--- DATA LINES ---

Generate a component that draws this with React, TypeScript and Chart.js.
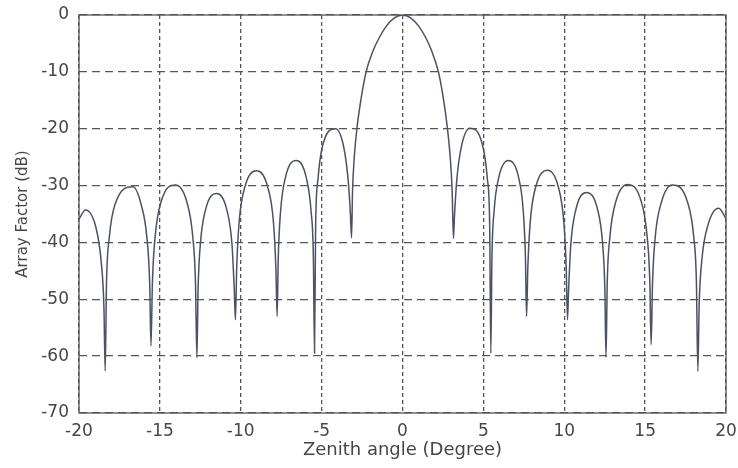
import { useEffect, useRef } from "react";
import { Chart, registerables } from "chart.js";

Chart.register(...registerables);

// Zenith angle samples (degrees) and array factor (dB) of the beam pattern
const angles = [
  -20.0, -19.6, -18.96, -18.63, -18.46, -18.38, -18.3, -18.13, -17.76, -16.67,
  -16.17, -15.8, -15.63, -15.55, -15.46, -15.29, -14.93, -14.04, -13.33, -12.97,
  -12.8, -12.71, -12.64, -12.5, -12.19, -11.5, -10.85, -10.54, -10.4, -10.33,
  -10.25, -10.1, -9.76, -9.03, -8.32, -7.98, -7.83, -7.75, -7.68, -7.54,
  -7.24, -6.58, -5.95, -5.65, -5.51, -5.44, -5.37, -5.23, -4.94, -4.14,
  -3.65, -3.36, -3.22, -3.15, -3.09, -2.98, -2.82, -2.53, -2.25, -1.82,
  -1.44, -1.0, -0.5, 0, 0.5, 1.0, 1.44, 1.8, 2.22, 2.5,
  2.78, 2.95, 3.07, 3.15, 3.22, 3.36,
  3.66, 4.16, 4.95, 5.25, 5.39, 5.46, 5.53, 5.66, 5.95, 6.55,
  7.18, 7.47, 7.6, 7.67, 7.75, 7.9, 8.23, 8.97, 9.64, 9.97,
  10.12, 10.2, 10.27, 10.41, 10.72, 11.38, 12.06, 12.37, 12.51, 12.58,
  12.66, 12.83, 13.19, 13.92, 14.76, 15.12, 15.29, 15.37, 15.46, 15.63,
  16.01, 16.67, 17.62, 18.0, 18.17, 18.26, 18.34, 18.51, 18.88, 19.55,
  20.0,
];

const levels = [
  -35.9, -34.3, -37.3, -43.3, -51.3, -62.6, -47.2, -39.2, -33.2, -30.2,
  -33.2, -39.2, -47.2, -58.2, -46.9, -38.9, -32.9, -29.9, -32.9, -38.9,
  -46.9, -60.3, -48.4, -40.4, -34.4, -31.4, -34.4, -40.4, -48.4, -53.6,
  -44.4, -36.4, -30.4, -27.4, -30.4, -36.4, -44.4, -53.0, -42.6, -34.6,
  -28.6, -25.6, -28.6, -34.6, -42.6, -59.5, -37.0, -29.0, -23.0, -20.0,
  -23.0, -29.0, -35.0, -39.2, -31.0, -25.0, -20.0, -14.2, -10.0, -6.3,
  -4.0, -1.95, -0.5, 0, -0.5, -1.95, -4.0, -6.3, -10.0, -14.2,
  -20.0, -25.0, -31.0, -39.3, -35.0, -28.9,
  -22.9, -19.9, -22.9, -28.9, -36.9, -59.5, -42.6, -34.6, -28.6, -25.6,
  -28.6, -34.6, -42.6, -53.0, -44.3, -36.3, -30.3, -27.3, -30.3, -36.3,
  -44.3, -53.6, -48.2, -40.2, -34.2, -31.2, -34.2, -40.2, -48.2, -60.2,
  -46.8, -38.8, -32.8, -29.8, -32.8, -38.8, -46.8, -58.0, -46.9, -38.9,
  -32.9, -29.9, -32.9, -38.9, -46.9, -62.7, -51.0, -43.0, -37.0, -34.0,
  -35.8,
];

const xTickValues = [-20, -15, -10, -5, 0, 5, 10, 15, 20];
const yTickValues = [-70, -60, -50, -40, -30, -20, -10, 0];

const xTitle = "Zenith angle (Degree)";
const yTitle = "Array Factor (dB)";

const FONT = "'DejaVu Sans', 'Liberation Sans', Arial, sans-serif";
const TEXT = "#464646";
const GRID = "#555555";

// Solid box around the plotting area
const framePlugin = {
  id: "frame",
  afterDatasetsDraw(chart: any) {
    const { ctx, chartArea } = chart;
    const { left, top, right, bottom } = chartArea;
    ctx.save();
    ctx.strokeStyle = "#555555";
    ctx.lineWidth = 1.3;
    ctx.strokeRect(left, top, right - left, bottom - top);
    ctx.restore();
  },
};

export default function App() {
  const canvasRef = useRef<HTMLCanvasElement | null>(null);

  useEffect(() => {
    const canvas = canvasRef.current;
    if (!canvas) return;

    const points = angles.map((x, i) => ({ x, y: levels[i] }));

    const chart = new Chart(canvas, {
      type: "line",
      data: {
        datasets: [
          {
            data: points,
            borderColor: "#4d5165",
            borderWidth: 1.5,
            pointRadius: 0,
            fill: false,
            cubicInterpolationMode: "monotone",
          },
        ],
      },
      options: {
        responsive: false,
        animation: false,
        events: [],
        layout: { padding: { left: 0, top: 15, right: 12, bottom: 0 } },
        plugins: {
          legend: { display: false },
          tooltip: { enabled: false },
        },
        scales: {
          x: {
            type: "linear",
            min: -20,
            max: 20,
            afterBuildTicks: (scale: any) => {
              scale.ticks = xTickValues.map((value) => ({ value }));
            },
            afterFit: (scale: any) => {
              scale.height = 55;
              scale.paddingLeft = 0;
              scale.paddingRight = 0;
            },
            ticks: {
              autoSkip: false,
              maxRotation: 0,
              padding: 8,
              color: TEXT,
              font: { family: FONT, size: 17 },
            },
            grid: {
              color: GRID,
              lineWidth: 1.3,
              drawTicks: false,
            },
            border: { display: false, dash: [4, 3] },
            title: {
              display: true,
              text: xTitle,
              color: TEXT,
              font: { family: FONT, size: 18 },
              padding: { top: 0, bottom: 7 },
            },
          },
          y: {
            type: "linear",
            min: -70,
            max: 0,
            afterBuildTicks: (scale: any) => {
              scale.ticks = yTickValues.map((value) => ({ value }));
            },
            afterFit: (scale: any) => {
              scale.width = 79;
              scale.paddingTop = 0;
              scale.paddingBottom = 0;
            },
            ticks: {
              autoSkip: false,
              padding: 10,
              color: TEXT,
              font: { family: FONT, size: 17 },
            },
            grid: {
              color: GRID,
              lineWidth: 1.3,
              drawTicks: false,
            },
            border: { display: false, dash: [8, 5] },
            title: {
              display: true,
              text: yTitle,
              color: TEXT,
              font: { family: FONT, size: 15 },
              padding: { top: 14, bottom: 0 },
            },
          },
        },
      },
      plugins: [framePlugin],
    } as any);

    return () => chart.destroy();
  }, []);

  return (
    <div
      style={{
        position: "fixed",
        left: 0,
        top: 0,
        width: 738,
        height: 468,
        background: "#ffffff",
      }}
    >
      <canvas ref={canvasRef} width={738} height={468} style={{ display: "block" }} />
    </div>
  );
}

---

# TO DO
Extract every line of the data exactly; pictures stay out.

# PROBLEM SOLUTION
Generate a component that draws this with React, TypeScript and Chart.js.
import { useEffect, useRef } from "react";
import { Chart, registerables } from "chart.js";

Chart.register(...registerables);

// Zenith angle samples (degrees) and array factor (dB) of the beam pattern
const angles = [
  -20.0, -19.6, -18.96, -18.63, -18.46, -18.38, -18.3, -18.13, -17.76, -16.67,
  -16.17, -15.8, -15.63, -15.55, -15.46, -15.29, -14.93, -14.04, -13.33, -12.97,
  -12.8, -12.71, -12.64, -12.5, -12.19, -11.5, -10.85, -10.54, -10.4, -10.33,
  -10.25, -10.1, -9.76, -9.03, -8.32, -7.98, -7.83, -7.75, -7.68, -7.54,
  -7.24, -6.58, -5.95, -5.65, -5.51, -5.44, -5.37, -5.23, -4.94, -4.14,
  -3.65, -3.36, -3.22, -3.15, -3.09, -2.98, -2.82, -2.53, -2.25, -1.82,
  -1.44, -1.0, -0.5, 0, 0.5, 1.0, 1.44, 1.8, 2.22, 2.5,
  2.78, 2.95, 3.07, 3.15, 3.22, 3.36,
  3.66, 4.16, 4.95, 5.25, 5.39, 5.46, 5.53, 5.66, 5.95, 6.55,
  7.18, 7.47, 7.6, 7.67, 7.75, 7.9, 8.23, 8.97, 9.64, 9.97,
  10.12, 10.2, 10.27, 10.41, 10.72, 11.38, 12.06, 12.37, 12.51, 12.58,
  12.66, 12.83, 13.19, 13.92, 14.76, 15.12, 15.29, 15.37, 15.46, 15.63,
  16.01, 16.67, 17.62, 18.0, 18.17, 18.26, 18.34, 18.51, 18.88, 19.55,
  20.0,
];

const levels = [
  -35.9, -34.3, -37.3, -43.3, -51.3, -62.6, -47.2, -39.2, -33.2, -30.2,
  -33.2, -39.2, -47.2, -58.2, -46.9, -38.9, -32.9, -29.9, -32.9, -38.9,
  -46.9, -60.3, -48.4, -40.4, -34.4, -31.4, -34.4, -40.4, -48.4, -53.6,
  -44.4, -36.4, -30.4, -27.4, -30.4, -36.4, -44.4, -53.0, -42.6, -34.6,
  -28.6, -25.6, -28.6, -34.6, -42.6, -59.5, -37.0, -29.0, -23.0, -20.0,
  -23.0, -29.0, -35.0, -39.2, -31.0, -25.0, -20.0, -14.2, -10.0, -6.3,
  -4.0, -1.95, -0.5, 0, -0.5, -1.95, -4.0, -6.3, -10.0, -14.2,
  -20.0, -25.0, -31.0, -39.3, -35.0, -28.9,
  -22.9, -19.9, -22.9, -28.9, -36.9, -59.5, -42.6, -34.6, -28.6, -25.6,
  -28.6, -34.6, -42.6, -53.0, -44.3, -36.3, -30.3, -27.3, -30.3, -36.3,
  -44.3, -53.6, -48.2, -40.2, -34.2, -31.2, -34.2, -40.2, -48.2, -60.2,
  -46.8, -38.8, -32.8, -29.8, -32.8, -38.8, -46.8, -58.0, -46.9, -38.9,
  -32.9, -29.9, -32.9, -38.9, -46.9, -62.7, -51.0, -43.0, -37.0, -34.0,
  -35.8,
];

const xTickValues = [-20, -15, -10, -5, 0, 5, 10, 15, 20];
const yTickValues = [-70, -60, -50, -40, -30, -20, -10, 0];

const xTitle = "Zenith angle (Degree)";
const yTitle = "Array Factor (dB)";

const FONT = "'DejaVu Sans', 'Liberation Sans', Arial, sans-serif";
const TEXT = "#464646";
const GRID = "#555555";

// Solid box around the plotting area
const framePlugin = {
  id: "frame",
  afterDatasetsDraw(chart: any) {
    const { ctx, chartArea } = chart;
    const { left, top, right, bottom } = chartArea;
    ctx.save();
    ctx.strokeStyle = "#555555";
    ctx.lineWidth = 1.3;
    ctx.strokeRect(left, top, right - left, bottom - top);
    ctx.restore();
  },
};

export default function App() {
  const canvasRef = useRef<HTMLCanvasElement | null>(null);

  useEffect(() => {
    const canvas = canvasRef.current;
    if (!canvas) return;

    const points = angles.map((x, i) => ({ x, y: levels[i] }));

    const chart = new Chart(canvas, {
      type: "line",
      data: {
        datasets: [
          {
            data: points,
            borderColor: "#4d5165",
            borderWidth: 1.5,
            pointRadius: 0,
            fill: false,
            cubicInterpolationMode: "monotone",
          },
        ],
      },
      options: {
        responsive: false,
        animation: false,
        events: [],
        layout: { padding: { left: 0, top: 15, right: 12, bottom: 0 } },
        plugins: {
          legend: { display: false },
          tooltip: { enabled: false },
        },
        scales: {
          x: {
            type: "linear",
            min: -20,
            max: 20,
            afterBuildTicks: (scale: any) => {
              scale.ticks = xTickValues.map((value) => ({ value }));
            },
            afterFit: (scale: any) => {
              scale.height = 55;
              scale.paddingLeft = 0;
              scale.paddingRight = 0;
            },
            ticks: {
              autoSkip: false,
              maxRotation: 0,
              padding: 8,
              color: TEXT,
              font: { family: FONT, size: 17 },
            },
            grid: {
              color: GRID,
              lineWidth: 1.3,
              drawTicks: false,
            },
            border: { display: false, dash: [4, 3] },
            title: {
              display: true,
              text: xTitle,
              color: TEXT,
              font: { family: FONT, size: 18 },
              padding: { top: 0, bottom: 7 },
            },
          },
          y: {
            type: "linear",
            min: -70,
            max: 0,
            afterBuildTicks: (scale: any) => {
              scale.ticks = yTickValues.map((value) => ({ value }));
            },
            afterFit: (scale: any) => {
              scale.width = 79;
              scale.paddingTop = 0;
              scale.paddingBottom = 0;
            },
            ticks: {
              autoSkip: false,
              padding: 10,
              color: TEXT,
              font: { family: FONT, size: 17 },
            },
            grid: {
              color: GRID,
              lineWidth: 1.3,
              drawTicks: false,
            },
            border: { display: false, dash: [8, 5] },
            title: {
              display: true,
              text: yTitle,
              color: TEXT,
              font: { family: FONT, size: 15 },
              padding: { top: 14, bottom: 0 },
            },
          },
        },
      },
      plugins: [framePlugin],
    } as any);

    return () => chart.destroy();
  }, []);

  return (
    <div
      style={{
        position: "fixed",
        left: 0,
        top: 0,
        width: 738,
        height: 468,
        background: "#ffffff",
      }}
    >
      <canvas ref={canvasRef} width={738} height={468} style={{ display: "block" }} />
    </div>
  );
}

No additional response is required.